# Entered the modern world



## rebel1jake (Jan 13, 2008)

Hello everyone I just entered the modern world and purchased my first computer!!! The first thing i had to do was check out my favorite subject and that of course is predator hunting. This is the best fourm out there. I have been doing this crazy addicting hunting for about 15 years. I've had some luck and some disapointment over this time but it is a great sport. I look forword to learning more and maybe help out alittle too.


----------



## YoteSlapper (Mar 12, 2007)

Welcome to the computer age.
You will not be dissapointed hanging out here. 
Lots of good guys and discussion.


----------



## Kelly Hannan (Jan 9, 2007)

Welcome and congrates on the big purchase


----------



## fasenbuster (Jan 12, 2008)

Welcome to an unlimited supply of fact, fiction, bad spelling, and knee deep BS.


----------



## Fallguy (Jan 23, 2004)

Welcome and enjoy!


----------



## YoteSlapper (Mar 12, 2007)

fasenbuster said:


> Welcome to an unlimited supply of fact, fiction, bad spelling, and knee deep BS.


+1 on that.


----------



## NCGMAN (Oct 28, 2006)

CONGRATULATIONS,, HOPE YOU USE IT RIGHT. IT'S A GOOD TOOL TO LEARN ON. EVERYTHING ON IT IS NOT TRUE. DON'T DO LIKE I DID WITH MY FIRST COMPUTER;; IT STARTED MESSING UP AND I TOOK IT OUTSIDE AND SET IT ON A STUMP AND PROCEEDED TO FILL IT WITH LEAD. ALL KINDA BULLETS!!!!!!


----------



## Varmint_Hunter_007 (Nov 29, 2007)

Yea my last two computers died of an lead overdose. :sniper:


----------



## hagfan72 (Apr 15, 2007)

Just remember, there is a LOT of BS on the internet, so when you hear something that sounds a bit fishy, it probably is.

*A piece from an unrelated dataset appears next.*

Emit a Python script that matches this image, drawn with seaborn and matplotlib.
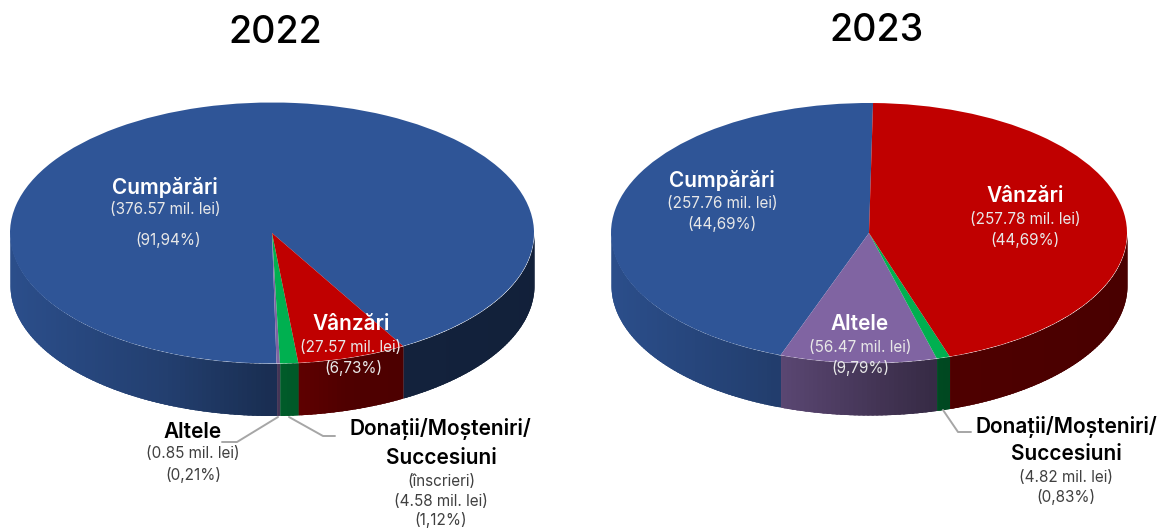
import numpy as np
import matplotlib
matplotlib.use("Agg")
import matplotlib.pyplot as plt
import seaborn as sns

categories = ["Cumpărări", "Altele", "Donații/Moșteniri/\nSuccesiuni", "Vânzări"]
values_2022 = [376.57, 0.85, 4.58, 27.57]
values_2023 = [257.76, 56.47, 4.82, 257.78]
pct_2022 = ["91,94%", "0,21%", "1,12%", "6,73%"]
pct_2023 = ["44,69%", "9,79%", "0,83%", "44,69%"]
colors = ["#2F5597", "#8064A2", "#00B050", "#C00000"]

W, H = 1160, 530
sns.set_theme(style="white")
plt.rcParams["font.family"] = ["Inter", "DejaVu Sans"]
palette = sns.color_palette(colors)

fig = plt.figure(figsize=(W / 100, H / 100), dpi=100)


def shade(x):
    # side of the disc gets darker from left to right
    return np.interp(x, [-1, -0.4, 0.05, 0.3, 1], [0.92, 0.74, 0.52, 0.41, 0.38])


def pie3d(values, start, cx, cy, rx, ry, depth):
    pad = 0.02
    d = depth / ry
    x0 = (cx - rx * (1 + pad)) / W
    y0 = 1 - (cy + ry * (1 + pad + d)) / H
    ax = fig.add_axes([x0, y0, 2 * rx * (1 + pad) / W, ry * (2 + 2 * pad + d) / H])
    ax.pie(values, colors=palette, startangle=start, radius=1, counterclock=True,
           wedgeprops={"linewidth": 0}, normalize=True)
    ax.set_aspect("auto")
    ax.set_xlim(-1 - pad, 1 + pad)
    ax.set_ylim(-1 - pad - d, 1 + pad)

    # side wall, one thin strip per degree, each one overlaps the last to hide seams
    edges = start + np.cumsum([0] + list(values)) / sum(values) * 360
    for i, col in enumerate(palette):
        angles = np.append(np.arange(edges[i], edges[i + 1], 1.0), edges[i + 1])
        for a, b in zip(angles[:-1], angles[1:]):
            if np.sin(np.radians((a + b) / 2)) > 0:
                continue
            a0 = max(a - 1.5, edges[i])
            arc = np.radians(np.linspace(a0, b, 5))
            xs = np.cos(arc)
            ys = np.sin(arc)
            c = np.array(col) * shade(xs.mean())
            ax.fill_between(xs, ys, ys - d, color=c, linewidth=0, zorder=0.5)
    return ax


ax_left = pie3d(values_2022, 300, 272, 233, 262, 130.5, 52)
ax_right = pie3d(values_2023, 89.1, 869, 233, 258, 130, 52)

# overlay in pixel coordinates for titles, labels and leader lines
over = fig.add_axes([0, 0, 1, 1], zorder=5)
over.set_xlim(0, W)
over.set_ylim(H, 0)
over.axis("off")
over.patch.set_alpha(0)


def name(x, y, s, color="black"):
    over.text(x, y + 1.5, s, ha="center", va="center", fontsize=15, fontweight="semibold", color=color,
              clip_on=True)


def sub(x, y, s, color="#404040"):
    over.text(x, y + 1, s, ha="center", va="center", fontsize=11, color=color, clip_on=True)


over.text(275, 33, "2022", ha="center", va="center", fontsize=27, fontweight="medium", color="black")
over.text(876, 31, "2023", ha="center", va="center", fontsize=27, fontweight="medium", color="black")

light = "#E8E8E8"
# 2022
name(165, 186, categories[0], "white")
sub(165, 209, f"({values_2022[0]:.2f} mil. lei)", light)
sub(168, 239, f"({pct_2022[0]})", light)
name(351, 322, categories[3], "white")
sub(351, 346, f"({values_2022[3]:.2f} mil. lei)", light)
sub(353, 367, f"({pct_2022[3]})", light)
name(193, 430, categories[1])
sub(193, 452, f"({values_2022[1]:.2f} mil. lei)")
sub(193, 474, f"({pct_2022[1]})")
first, second = categories[2].split("\n")
name(440, 428, first)
name(441, 457, second)
sub(441, 480, "(înscrieri)")
sub(441, 500, f"({values_2022[2]:.2f} mil. lei)")
sub(441, 519, f"({pct_2022[2]})")

# 2023
name(722, 179, categories[0], "white")
sub(722, 202, f"({values_2023[0]:.2f} mil. lei)", light)
sub(722, 223, f"({pct_2023[0]})", light)
name(1025, 194, categories[3], "white")
sub(1025, 218, f"({values_2023[3]:.2f} mil. lei)", light)
sub(1025, 239, f"({pct_2023[3]})", light)
name(860, 322, categories[1], "white")
sub(860, 347, f"({values_2023[1]:.2f} mil. lei)", light)
sub(860, 367, f"({pct_2023[1]})", light)
name(1066, 425, first)
name(1066, 453, second)
sub(1066, 476, f"({values_2023[2]:.2f} mil. lei)")
sub(1066, 496, f"({pct_2023[2]})")

# leader lines
line_col = "#A6A6A6"
over.plot([278, 237, 222], [417, 442, 442], color=line_col, lw=1.4)
over.plot([289, 323, 335], [417, 436, 436], color=line_col, lw=1.4)
over.plot([943, 958, 971], [410, 432, 432], color=line_col, lw=1.4)

fig.savefig("out.png", dpi=100)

Also, don't become one of those guys that feels like because he is hidden behind a keyboard, all manners should go out the window. There are a TON of guys on here that know BUNCHES about hunting, fishing, shooting, etc. But attitudes and lip shut a lot of guys down.

Have fun with the new computer, but remember what your first passion is:hunting.


----------